_Exercise task_. Which lines contain the word "this"? Return each of them as written.

_Raw data_.
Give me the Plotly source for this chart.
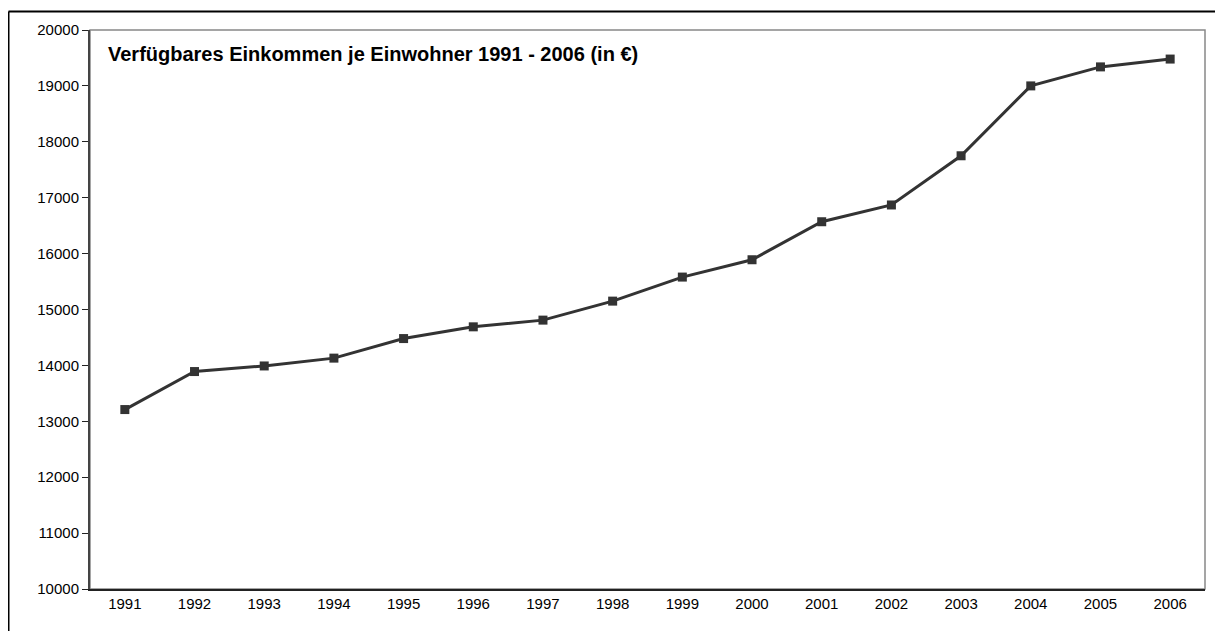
import plotly.graph_objects as go

years = [str(y) for y in range(1991, 2007)]
income = [13210, 13890, 13990, 14130, 14480, 14690, 14810, 15150, 15580,
          15890, 16570, 16870, 17750, 19000, 19340, 19480]
y_ticks = list(range(10000, 20001, 1000))
title_text = "Verfügbares Einkommen je Einwohner 1991 - 2006 (in €)"

# page body adds an 8px offset, so the figure is sized to fit the window
OFF = 8
W, H = 1223 - 2 * OFF, 639 - 2 * OFF
L, T = 90 - OFF, 30 - OFF
R = W - (1205 - OFF)
B = H - (589 - OFF)
pw, ph = W - L - R, H - T - B

def px(x):
    return (x - OFF - L) / pw

def py(y):
    return (H - B - (y - OFF)) / ph

fig = go.Figure()
fig.add_trace(go.Scatter(
    x=years, y=income, mode="lines+markers",
    line=dict(color="#333333", width=3),
    marker=dict(symbol="square", size=9, color="#333333"),
    showlegend=False,
))

fig.update_layout(
    width=W, height=H,
    margin=dict(l=L, r=R, t=T, b=B),
    paper_bgcolor="white", plot_bgcolor="white",
    font=dict(family="Liberation Sans, Arial, sans-serif", size=15, color="black"),
    xaxis=dict(type="category", range=[-0.5, len(years) - 0.5], showgrid=False,
               showline=True, linecolor="#222222",
               linewidth=2, ticks="", tickfont=dict(size=15), zeroline=False),
    yaxis=dict(range=[10000, 20000], tickvals=y_ticks, tickformat="d",
               showgrid=False, showline=True,
               linecolor="#444444", linewidth=2, ticks="outside", ticklen=6,
               tickcolor="#222222", tickfont=dict(size=15), zeroline=False),
    shapes=[
        dict(type="rect", xref="paper", yref="paper", x0=0, x1=1, y0=0, y1=1,
             line=dict(color="#888888", width=1.5), layer="below"),
        dict(type="line", xref="paper", yref="paper",
             x0=px(8.5), x1=px(8.5), y0=py(11.5), y1=py(660),
             line=dict(color="black", width=2), layer="below"),
        dict(type="line", xref="paper", yref="paper",
             x0=px(8.5), x1=px(1240), y0=py(11.5), y1=py(11.5),
             line=dict(color="black", width=2), layer="below"),
    ],
    annotations=[
        dict(text="<b>" + title_text + "</b>", xref="paper", yref="paper",
             x=px(106), y=py(54), xanchor="left", yanchor="middle",
             showarrow=False, font=dict(size=20, color="black")),
    ],
)

fig.write_html("out.html")
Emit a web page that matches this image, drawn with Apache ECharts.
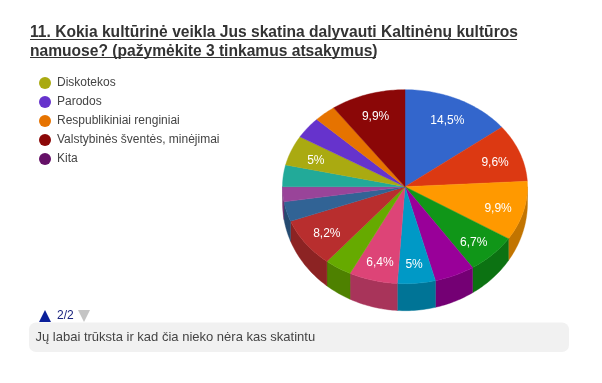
<!DOCTYPE html>
<html>
<head>
<meta charset="utf-8">
<style>html,body{margin:0;padding:0;background:#fff}#c{width:602px;height:383px}</style>
<script src="https://cdn.jsdelivr.net/npm/echarts@6/dist/echarts.min.js"></script>
</head>
<body>
<div id="c"></div>
<script>
const titleLines = ["11. Kokia kultūrinė veikla Jus skatina dalyvauti Kaltinėnų kultūros", "namuose? (pažymėkite 3 tinkamus atsakymus)"];
const legendNames = ["Diskotekos", "Parodos", "Respublikiniai renginiai", "Valstybinės šventės, minėjimai", "Kita"];
const legendColors = ["#aaaa11", "#6633cc", "#e67300", "#8b0707", "#651067"];
const sliceValues = [14.5, 9.6, 9.9, 6.7, 5.3, 5, 6.4, 3.6, 8.2, 3.3, 2.5, 3.6, 5, 3.6, 2.9, 9.9];
const sliceLabels = ["14,5%", "9,6%", "9,9%", "6,7%", "", "5%", "6,4%", "", "8,2%", "", "", "", "5%", "", "", "9,9%"];
const sliceColors = ["#3366cc", "#dc3912", "#ff9900", "#109618", "#990099", "#0099c6", "#dd4477", "#66aa00", "#b82e2e", "#316395", "#994499", "#22aa99", "#aaaa11", "#6633cc", "#e67300", "#8b0707"];
const pagerText = "2/2";
const commentText = "Jų labai trūksta ir kad čia nieko nėra kas skatintu";

const FONT = '"Liberation Sans", Arial, sans-serif';
const CX = 405, CY = 186.7, RX = 122.5, RY = 97, WALL_DY = 16, WALL_RY = 108, LABEL_K = 0.785, LABEL_DY = 2.5;
const total = sliceValues.reduce((a, b) => a + b, 0);
const toAngle = v => v / total * 2 * Math.PI;

function darken(hex, k) {
  const n = parseInt(hex.slice(1), 16);
  const c = [n >> 16, (n >> 8) & 255, n & 255].map(x => Math.round(x * k));
  return "rgb(" + c.join(",") + ")";
}
function topPoint(t) { return [CX + RX * Math.sin(t), CY - RY * Math.cos(t)]; }
function bottomPoint(t) { return [CX + RX * Math.sin(t), CY + WALL_DY - WALL_RY * Math.cos(t)]; }
function arc(fn, a, b) {
  const n = Math.max(2, Math.ceil(Math.abs(b - a) / 0.02));
  const pts = [];
  for (let i = 0; i <= n; i++) pts.push(fn(a + (b - a) * i / n));
  return pts;
}

function renderSlice(params, api) {
  const i = params.dataIndex;
  let before = 0;
  for (let k = 0; k < i; k++) before += sliceValues[k];
  const t0 = toAngle(before), t1 = toAngle(before + api.value(0));
  const color = sliceColors[i];
  const children = [];
  const a = Math.max(t0, Math.PI / 2), b = Math.min(t1, Math.PI * 1.5);
  if (b > a) {
    const wc = darken(color, 0.76);
    children.push({
      type: "polygon",
      shape: { points: arc(topPoint, a, b).concat(arc(bottomPoint, b, a)) },
      style: { fill: wc, stroke: wc, lineWidth: 0.4 }
    });
  }
  children.push({
    type: "polygon",
    shape: { points: [[CX, CY]].concat(arc(topPoint, t0, t1)) },
    style: { fill: color, stroke: color, lineWidth: 0.4 }
  });
  if (sliceLabels[i]) {
    const m = (t0 + t1) / 2;
    children.push({
      type: "text",
      style: {
        x: CX + RX * LABEL_K * Math.sin(m),
        y: CY - RY * LABEL_K * Math.cos(m) + LABEL_DY,
        text: sliceLabels[i],
        fill: "#fff",
        font: "12px " + FONT,
        align: "center",
        verticalAlign: "middle"
      }
    });
  }
  return { type: "group", children };
}

const legendSeries = legendNames.map((name, i) => ({
  type: "custom",
  name,
  coordinateSystem: "none",
  data: [],
  itemStyle: { color: legendColors[i] },
  renderItem: () => null
}));

const chart = echarts.init(document.getElementById("c"), null, { renderer: "canvas" });
chart.setOption({
  animation: false,
  backgroundColor: "#fff",
  title: {
    text: titleLines.join("\n"),
    left: 30,
    top: 23,
    padding: 0,
    textStyle: { fontFamily: FONT, fontSize: 15.6, fontWeight: "bold", color: "#333", lineHeight: 19 }
  },
  legend: {
    orient: "vertical",
    left: 39,
    top: 77,
    padding: 0,
    icon: "circle",
    itemWidth: 12,
    itemHeight: 12,
    itemGap: 7,
    data: legendNames,
    textStyle: { fontFamily: FONT, fontSize: 12, color: "#444", padding: [0, 0, 0, 1] },
    selectedMode: false
  },
  series: [{
    type: "custom",
    name: "Slices",
    coordinateSystem: "none",
    silent: true,
    data: sliceValues.map(v => [v]),
    renderItem: renderSlice
  }].concat(legendSeries),
  graphic: [
    { type: "line", shape: { x1: 30, y1: 39.5, x2: 517, y2: 39.5 }, style: { stroke: "#333", lineWidth: 1 } },
    { type: "line", shape: { x1: 30, y1: 57.5, x2: 376, y2: 57.5 }, style: { stroke: "#333", lineWidth: 1 } },
    { type: "polygon", shape: { points: [[39, 322], [45, 310], [51, 322]] }, style: { fill: "#0a1f9a" } },
    { type: "text", style: { x: 57, y: 316, text: pagerText, fill: "#1a237e", font: "12px " + FONT, verticalAlign: "middle" } },
    { type: "polygon", shape: { points: [[78, 310], [90, 310], [84, 322]] }, style: { fill: "#c4c4c4" } },
    { type: "rect", z: -1, shape: { x: 29, y: 322.5, width: 540, height: 29.5, r: 7 }, style: { fill: "#f1f1f1" } },
    { type: "text", style: { x: 35.5, y: 337, text: commentText, fill: "#444", font: "13px " + FONT, verticalAlign: "middle" } }
  ]
});
</script>
</body>
</html>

_Result of the task_.
Give me the Plotly source for this chart.
Emit a web page that matches this image, drawn with Apache ECharts.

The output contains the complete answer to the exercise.